Source records »
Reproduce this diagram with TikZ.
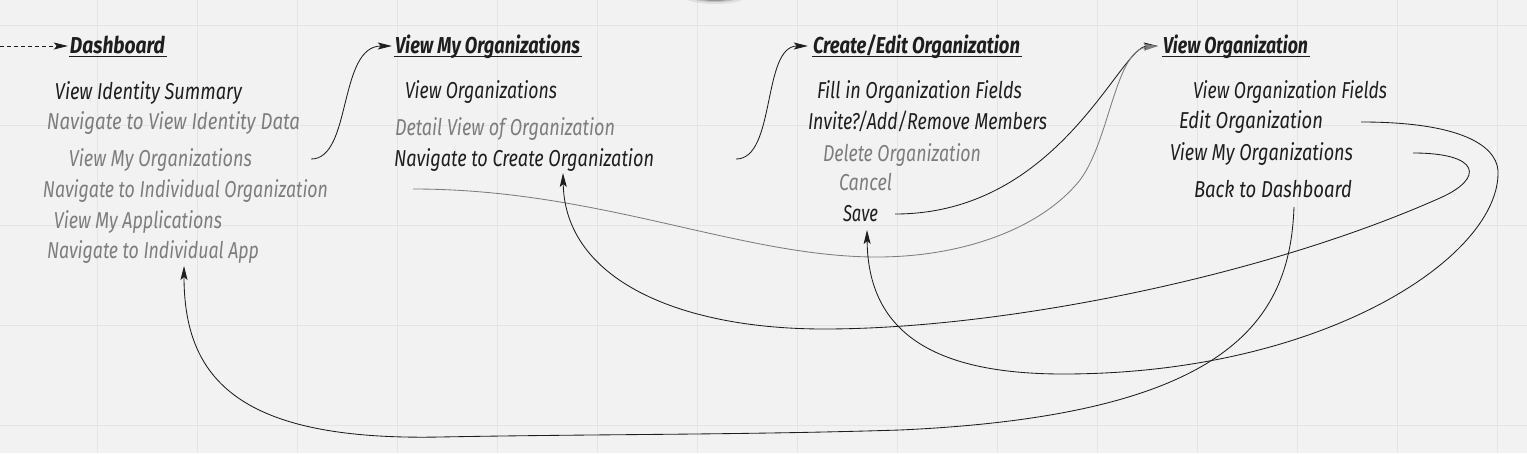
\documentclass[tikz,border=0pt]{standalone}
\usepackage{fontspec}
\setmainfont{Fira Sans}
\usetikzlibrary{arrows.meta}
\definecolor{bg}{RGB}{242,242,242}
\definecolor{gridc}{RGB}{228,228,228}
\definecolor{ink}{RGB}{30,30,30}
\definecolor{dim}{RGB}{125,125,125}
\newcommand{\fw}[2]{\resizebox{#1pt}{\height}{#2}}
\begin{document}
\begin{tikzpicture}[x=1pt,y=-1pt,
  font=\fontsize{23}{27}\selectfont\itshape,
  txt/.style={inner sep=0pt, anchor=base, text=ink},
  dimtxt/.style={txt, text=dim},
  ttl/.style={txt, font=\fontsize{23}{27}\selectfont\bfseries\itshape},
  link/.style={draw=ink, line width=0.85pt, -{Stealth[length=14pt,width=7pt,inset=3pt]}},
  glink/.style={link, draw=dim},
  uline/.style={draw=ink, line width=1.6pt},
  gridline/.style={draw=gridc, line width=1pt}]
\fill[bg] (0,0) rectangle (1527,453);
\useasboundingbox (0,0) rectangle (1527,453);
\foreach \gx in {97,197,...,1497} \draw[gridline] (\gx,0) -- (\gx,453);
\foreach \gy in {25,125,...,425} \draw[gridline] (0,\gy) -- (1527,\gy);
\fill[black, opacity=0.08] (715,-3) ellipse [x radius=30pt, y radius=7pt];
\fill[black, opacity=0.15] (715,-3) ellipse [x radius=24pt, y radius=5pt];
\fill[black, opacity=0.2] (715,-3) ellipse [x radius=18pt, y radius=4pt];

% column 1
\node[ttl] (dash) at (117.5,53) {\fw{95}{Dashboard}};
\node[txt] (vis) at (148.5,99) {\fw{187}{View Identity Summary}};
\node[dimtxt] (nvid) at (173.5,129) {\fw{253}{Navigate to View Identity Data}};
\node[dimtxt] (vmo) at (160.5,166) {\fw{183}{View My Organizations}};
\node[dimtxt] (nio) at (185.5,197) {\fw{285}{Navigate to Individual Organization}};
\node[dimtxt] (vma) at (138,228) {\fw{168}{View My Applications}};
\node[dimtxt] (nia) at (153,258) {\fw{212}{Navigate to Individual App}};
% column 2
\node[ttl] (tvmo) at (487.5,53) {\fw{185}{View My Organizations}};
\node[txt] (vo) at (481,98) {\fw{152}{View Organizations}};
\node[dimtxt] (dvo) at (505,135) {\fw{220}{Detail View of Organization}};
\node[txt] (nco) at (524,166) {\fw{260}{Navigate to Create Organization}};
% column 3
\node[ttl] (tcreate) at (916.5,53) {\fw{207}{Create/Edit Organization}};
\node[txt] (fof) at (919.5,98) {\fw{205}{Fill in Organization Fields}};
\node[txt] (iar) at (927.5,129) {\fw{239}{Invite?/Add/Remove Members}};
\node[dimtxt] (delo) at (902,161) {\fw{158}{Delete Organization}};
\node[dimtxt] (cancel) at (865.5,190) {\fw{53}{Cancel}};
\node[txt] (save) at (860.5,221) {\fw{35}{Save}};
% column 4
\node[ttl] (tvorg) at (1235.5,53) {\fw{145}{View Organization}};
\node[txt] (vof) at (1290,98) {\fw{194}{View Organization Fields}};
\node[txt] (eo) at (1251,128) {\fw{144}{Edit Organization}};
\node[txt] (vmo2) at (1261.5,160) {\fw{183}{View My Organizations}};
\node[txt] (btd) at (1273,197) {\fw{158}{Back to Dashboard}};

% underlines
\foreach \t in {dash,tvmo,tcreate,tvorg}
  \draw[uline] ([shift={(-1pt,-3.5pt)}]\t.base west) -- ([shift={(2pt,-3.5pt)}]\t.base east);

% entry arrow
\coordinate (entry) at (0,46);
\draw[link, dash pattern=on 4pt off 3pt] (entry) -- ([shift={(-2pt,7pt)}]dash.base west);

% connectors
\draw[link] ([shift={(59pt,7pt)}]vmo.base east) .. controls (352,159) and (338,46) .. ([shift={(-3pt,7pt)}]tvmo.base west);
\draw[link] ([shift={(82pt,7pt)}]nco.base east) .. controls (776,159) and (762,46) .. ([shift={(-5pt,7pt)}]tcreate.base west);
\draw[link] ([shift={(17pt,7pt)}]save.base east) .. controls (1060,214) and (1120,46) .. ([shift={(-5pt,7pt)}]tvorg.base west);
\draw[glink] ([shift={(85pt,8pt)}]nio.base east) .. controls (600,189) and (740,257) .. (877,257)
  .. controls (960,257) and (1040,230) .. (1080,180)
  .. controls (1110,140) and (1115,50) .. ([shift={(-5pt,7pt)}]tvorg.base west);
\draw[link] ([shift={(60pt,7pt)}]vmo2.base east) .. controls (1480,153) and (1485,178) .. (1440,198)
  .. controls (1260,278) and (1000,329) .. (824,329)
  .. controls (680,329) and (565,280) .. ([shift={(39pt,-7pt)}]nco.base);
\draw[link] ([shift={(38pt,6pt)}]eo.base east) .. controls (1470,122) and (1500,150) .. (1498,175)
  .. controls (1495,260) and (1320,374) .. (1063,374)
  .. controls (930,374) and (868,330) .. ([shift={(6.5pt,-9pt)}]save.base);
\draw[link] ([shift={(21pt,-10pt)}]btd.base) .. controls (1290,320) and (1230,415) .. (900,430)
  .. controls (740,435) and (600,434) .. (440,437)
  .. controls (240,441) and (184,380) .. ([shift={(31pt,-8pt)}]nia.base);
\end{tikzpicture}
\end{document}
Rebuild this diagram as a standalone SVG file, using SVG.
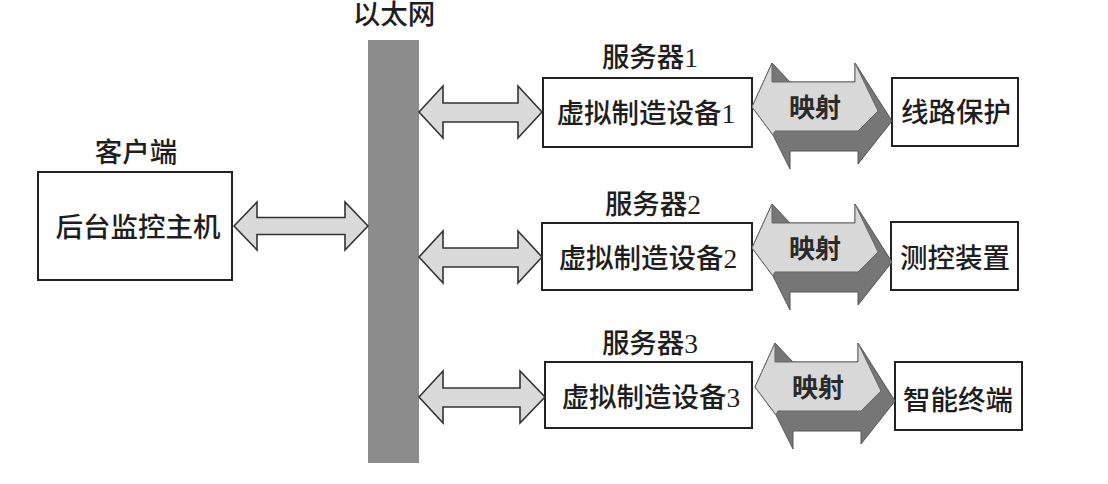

Task requirements »
Of the lines in the material above, state how many contain the string "this"; give no other text.

Solution to the problem »
2